The sector’s performance showed moderate improvement in FY Mar 2010, driven by recovering macroeconomic fundamentals and better business sentiments. Margins are expected to broaden for the sector as the funding costs continue to ease and there has been an increasing trend towards high-yielding 3-wheeler financing and pawn-broking, as is the case for the RFCs in our portfolio. Meanwhile, tax savings such as the easing of the financial value-added tax (“VAT”) based on the new budget are expected to render higher profits for the sector. That said, aggressive branch expansion of RFCs could take a toll on profits over the medium term as new branches grapple to break even amidst intensified competition.

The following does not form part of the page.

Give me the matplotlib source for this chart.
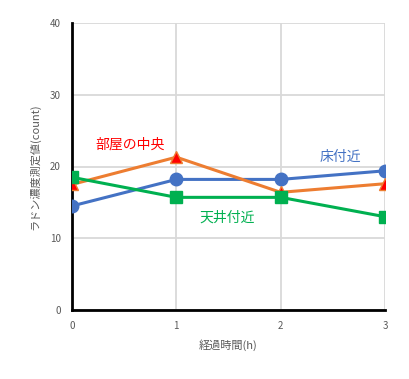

Noting that the industry’s asset quality indicators weakened in FY Mar 2010, However RAM said it believes these indicators remain skewed by the weak asset quality of a few large, troubled RFCs. “We note an increasing awareness among RFCs with regard to asset quality; as such, some players have made initiatives to curtail lending to high-delinquency segments and boost recoveries. These initiatives are expected to pay off in the long term together with the improving macroeconomic conditions,” RAM added.

The capital adequacy ratios among the more established and sound RFCs moderated in FY Mar 2010 and 1H FY Mar 2011, on the back of resumed lending. However, as smaller RFCs infused capital to adhere to the minimum core capital regulatory requirement of LKR 200 million, capital adequacy levels for these companies ameliorated. The regulation requiring RFCs to list by June 2011 is expected to strengthen capitalisation levels further, going forward, for those who list by way of an initial public offering and the increased access to public funds thereafter.

Most of the RFCs in our portfolio have been able to maintain the minimum statutory liquid asset ratio of 10% as per CBSL regulations, and most companies that had curtailed lending last year had recorded liquidity ratios well above the regulatory minimum. However, as lending resumed, liquidity levels moderated. This is expected to continue into the future as companies seek to expand their loan portfolios. Deposits, on the other hand, remained the main funding source and demonstrated growth despite the run on deposits in FY Mar 2009. The industry is still exposed to funding risks due to the inherent mismatches in its long-term investments and shorter-tenured deposits. In this regard, its increased access to long-term banking lines will help mitigate these risks.